### Entries from a dataset:
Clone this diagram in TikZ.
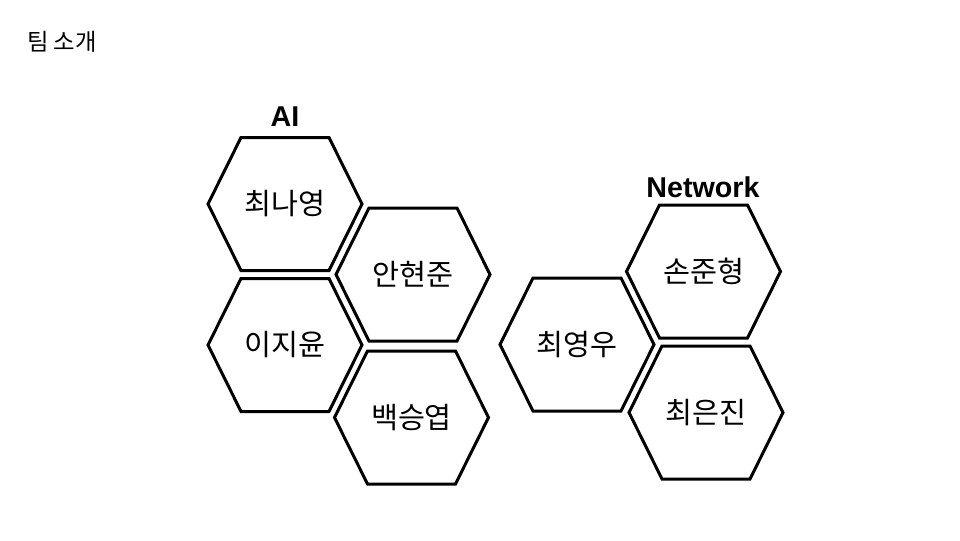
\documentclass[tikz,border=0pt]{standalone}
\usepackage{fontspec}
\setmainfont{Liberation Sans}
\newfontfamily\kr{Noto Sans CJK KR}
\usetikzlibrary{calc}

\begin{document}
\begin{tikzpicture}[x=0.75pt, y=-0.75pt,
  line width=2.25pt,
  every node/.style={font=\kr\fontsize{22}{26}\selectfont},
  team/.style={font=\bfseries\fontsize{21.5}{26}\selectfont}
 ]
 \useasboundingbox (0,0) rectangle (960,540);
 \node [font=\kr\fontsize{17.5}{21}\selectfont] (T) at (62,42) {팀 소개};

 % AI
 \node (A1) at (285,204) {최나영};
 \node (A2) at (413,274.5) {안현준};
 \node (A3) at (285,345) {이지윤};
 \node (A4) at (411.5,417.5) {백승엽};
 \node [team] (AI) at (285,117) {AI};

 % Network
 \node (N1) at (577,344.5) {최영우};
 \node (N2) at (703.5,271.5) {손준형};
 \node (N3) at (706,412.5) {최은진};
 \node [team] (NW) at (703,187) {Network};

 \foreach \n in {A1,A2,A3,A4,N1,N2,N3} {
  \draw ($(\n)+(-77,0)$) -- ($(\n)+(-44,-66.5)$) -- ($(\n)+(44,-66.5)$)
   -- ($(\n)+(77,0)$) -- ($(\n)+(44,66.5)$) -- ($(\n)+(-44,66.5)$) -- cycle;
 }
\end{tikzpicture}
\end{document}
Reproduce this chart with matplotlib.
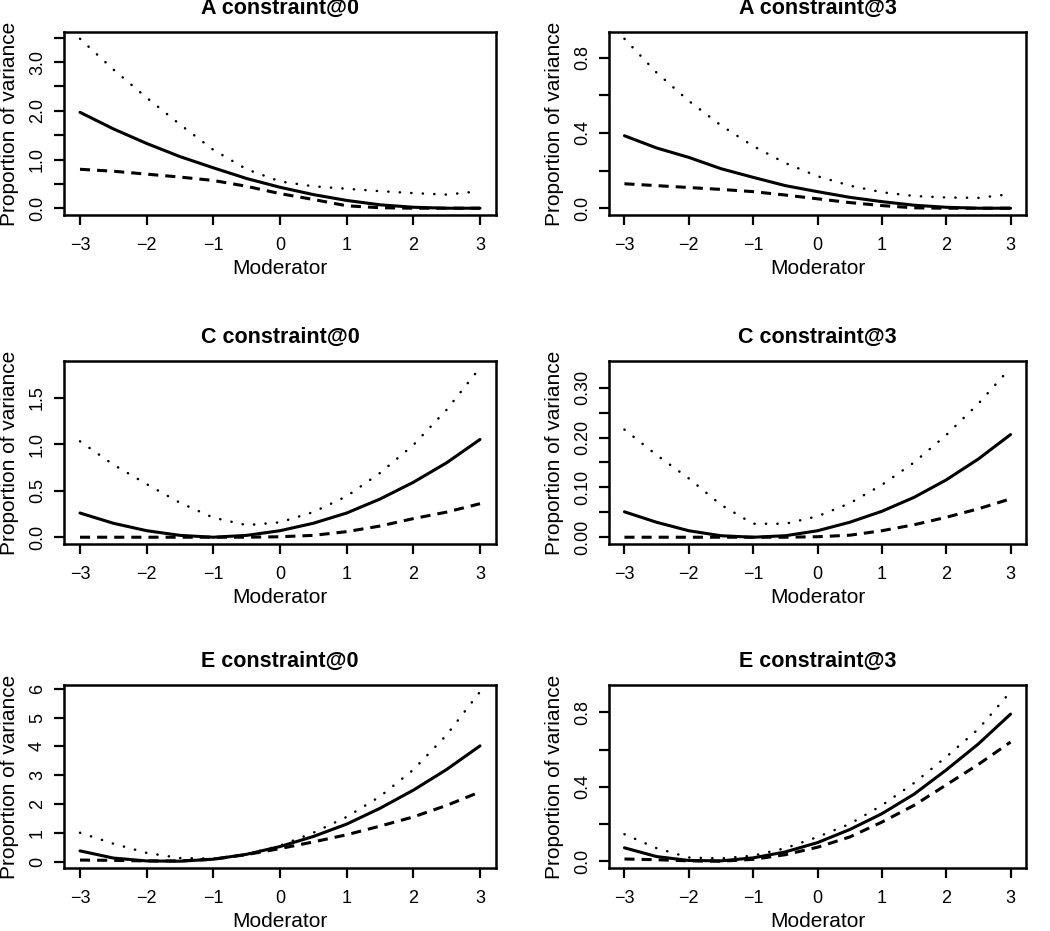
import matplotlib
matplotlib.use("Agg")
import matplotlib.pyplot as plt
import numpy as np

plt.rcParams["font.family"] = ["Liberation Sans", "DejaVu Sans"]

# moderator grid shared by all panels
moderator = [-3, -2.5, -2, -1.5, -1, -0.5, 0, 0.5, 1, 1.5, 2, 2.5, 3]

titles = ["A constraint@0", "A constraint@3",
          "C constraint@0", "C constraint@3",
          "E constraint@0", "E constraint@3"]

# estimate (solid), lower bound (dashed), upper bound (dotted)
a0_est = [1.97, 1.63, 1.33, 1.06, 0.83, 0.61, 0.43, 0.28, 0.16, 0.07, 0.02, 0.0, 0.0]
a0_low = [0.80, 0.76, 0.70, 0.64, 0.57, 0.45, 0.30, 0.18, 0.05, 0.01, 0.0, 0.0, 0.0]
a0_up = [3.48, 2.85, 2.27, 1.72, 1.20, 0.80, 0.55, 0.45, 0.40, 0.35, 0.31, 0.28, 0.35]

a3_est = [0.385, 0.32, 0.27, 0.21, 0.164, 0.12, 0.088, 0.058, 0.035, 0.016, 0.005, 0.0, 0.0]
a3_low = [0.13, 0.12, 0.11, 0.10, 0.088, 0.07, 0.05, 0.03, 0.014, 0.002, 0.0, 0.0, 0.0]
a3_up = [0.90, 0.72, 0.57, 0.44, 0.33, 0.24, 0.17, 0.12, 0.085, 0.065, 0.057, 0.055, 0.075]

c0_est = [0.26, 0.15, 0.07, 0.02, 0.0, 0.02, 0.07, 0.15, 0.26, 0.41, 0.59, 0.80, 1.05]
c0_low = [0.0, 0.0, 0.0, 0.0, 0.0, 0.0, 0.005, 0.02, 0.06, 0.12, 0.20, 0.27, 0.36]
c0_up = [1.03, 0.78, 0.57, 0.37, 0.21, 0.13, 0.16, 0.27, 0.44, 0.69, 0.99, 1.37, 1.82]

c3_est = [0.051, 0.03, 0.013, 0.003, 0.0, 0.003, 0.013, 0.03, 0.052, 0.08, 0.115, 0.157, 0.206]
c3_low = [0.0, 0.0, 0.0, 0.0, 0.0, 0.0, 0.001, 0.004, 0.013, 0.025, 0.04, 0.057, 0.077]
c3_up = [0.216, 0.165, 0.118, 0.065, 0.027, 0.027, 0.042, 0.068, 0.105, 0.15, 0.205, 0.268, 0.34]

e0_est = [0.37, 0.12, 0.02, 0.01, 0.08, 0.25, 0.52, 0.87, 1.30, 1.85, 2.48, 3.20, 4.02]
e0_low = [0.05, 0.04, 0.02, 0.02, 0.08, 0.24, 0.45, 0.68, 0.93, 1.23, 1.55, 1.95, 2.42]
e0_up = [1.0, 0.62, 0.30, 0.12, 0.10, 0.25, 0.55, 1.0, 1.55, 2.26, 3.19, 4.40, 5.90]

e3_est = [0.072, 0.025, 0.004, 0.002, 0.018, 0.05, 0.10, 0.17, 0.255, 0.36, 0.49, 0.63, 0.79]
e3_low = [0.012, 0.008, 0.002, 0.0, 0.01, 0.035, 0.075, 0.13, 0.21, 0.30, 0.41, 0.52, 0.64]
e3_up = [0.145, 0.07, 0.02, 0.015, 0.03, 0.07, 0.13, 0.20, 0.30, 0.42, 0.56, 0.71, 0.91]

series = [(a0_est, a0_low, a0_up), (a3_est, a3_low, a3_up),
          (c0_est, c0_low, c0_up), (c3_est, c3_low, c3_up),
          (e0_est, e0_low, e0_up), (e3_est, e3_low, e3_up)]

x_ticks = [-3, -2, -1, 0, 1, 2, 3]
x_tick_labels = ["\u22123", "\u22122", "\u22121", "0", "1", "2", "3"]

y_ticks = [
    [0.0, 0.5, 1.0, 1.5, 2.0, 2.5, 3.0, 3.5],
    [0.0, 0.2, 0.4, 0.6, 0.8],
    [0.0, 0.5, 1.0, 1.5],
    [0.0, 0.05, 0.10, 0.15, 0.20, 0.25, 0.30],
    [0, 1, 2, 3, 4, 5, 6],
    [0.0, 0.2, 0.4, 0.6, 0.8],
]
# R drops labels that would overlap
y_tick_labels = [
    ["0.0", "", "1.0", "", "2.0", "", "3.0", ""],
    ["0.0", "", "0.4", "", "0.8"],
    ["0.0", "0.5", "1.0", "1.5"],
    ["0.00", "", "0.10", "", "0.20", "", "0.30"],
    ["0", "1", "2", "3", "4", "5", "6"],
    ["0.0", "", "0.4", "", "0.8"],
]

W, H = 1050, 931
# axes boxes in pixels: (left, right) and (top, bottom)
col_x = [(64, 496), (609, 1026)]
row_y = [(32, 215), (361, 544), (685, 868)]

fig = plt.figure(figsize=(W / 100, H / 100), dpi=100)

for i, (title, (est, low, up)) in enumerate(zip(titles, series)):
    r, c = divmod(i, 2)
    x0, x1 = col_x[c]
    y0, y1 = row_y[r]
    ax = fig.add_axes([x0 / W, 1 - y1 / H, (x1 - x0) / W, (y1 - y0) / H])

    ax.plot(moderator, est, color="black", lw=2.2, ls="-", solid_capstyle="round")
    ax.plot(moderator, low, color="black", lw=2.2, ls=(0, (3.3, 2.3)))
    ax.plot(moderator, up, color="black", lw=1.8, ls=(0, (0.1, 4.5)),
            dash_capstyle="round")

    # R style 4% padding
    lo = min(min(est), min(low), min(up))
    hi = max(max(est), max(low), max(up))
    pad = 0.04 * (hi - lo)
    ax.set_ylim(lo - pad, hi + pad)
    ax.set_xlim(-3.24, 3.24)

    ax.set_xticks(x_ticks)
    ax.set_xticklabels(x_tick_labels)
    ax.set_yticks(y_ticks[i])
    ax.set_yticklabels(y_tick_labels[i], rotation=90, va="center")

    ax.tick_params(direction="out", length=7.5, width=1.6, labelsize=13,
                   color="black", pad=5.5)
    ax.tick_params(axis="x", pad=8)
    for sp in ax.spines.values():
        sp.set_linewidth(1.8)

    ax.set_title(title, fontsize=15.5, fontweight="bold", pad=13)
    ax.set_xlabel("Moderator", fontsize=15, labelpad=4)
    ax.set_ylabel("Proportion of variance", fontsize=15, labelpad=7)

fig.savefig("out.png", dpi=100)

### Task goal:
Only the lines starting at the line with "Reproduce this chart with matplotlib." and ending at the line with "0.31, 0.28, 0.35]" should be printed again, exactly and with both ends kept; omit the pictures.

### Answer:
Reproduce this chart with matplotlib.
import matplotlib
matplotlib.use("Agg")
import matplotlib.pyplot as plt
import numpy as np

plt.rcParams["font.family"] = ["Liberation Sans", "DejaVu Sans"]

# moderator grid shared by all panels
moderator = [-3, -2.5, -2, -1.5, -1, -0.5, 0, 0.5, 1, 1.5, 2, 2.5, 3]

titles = ["A constraint@0", "A constraint@3",
          "C constraint@0", "C constraint@3",
          "E constraint@0", "E constraint@3"]

# estimate (solid), lower bound (dashed), upper bound (dotted)
a0_est = [1.97, 1.63, 1.33, 1.06, 0.83, 0.61, 0.43, 0.28, 0.16, 0.07, 0.02, 0.0, 0.0]
a0_low = [0.80, 0.76, 0.70, 0.64, 0.57, 0.45, 0.30, 0.18, 0.05, 0.01, 0.0, 0.0, 0.0]
a0_up = [3.48, 2.85, 2.27, 1.72, 1.20, 0.80, 0.55, 0.45, 0.40, 0.35, 0.31, 0.28, 0.35]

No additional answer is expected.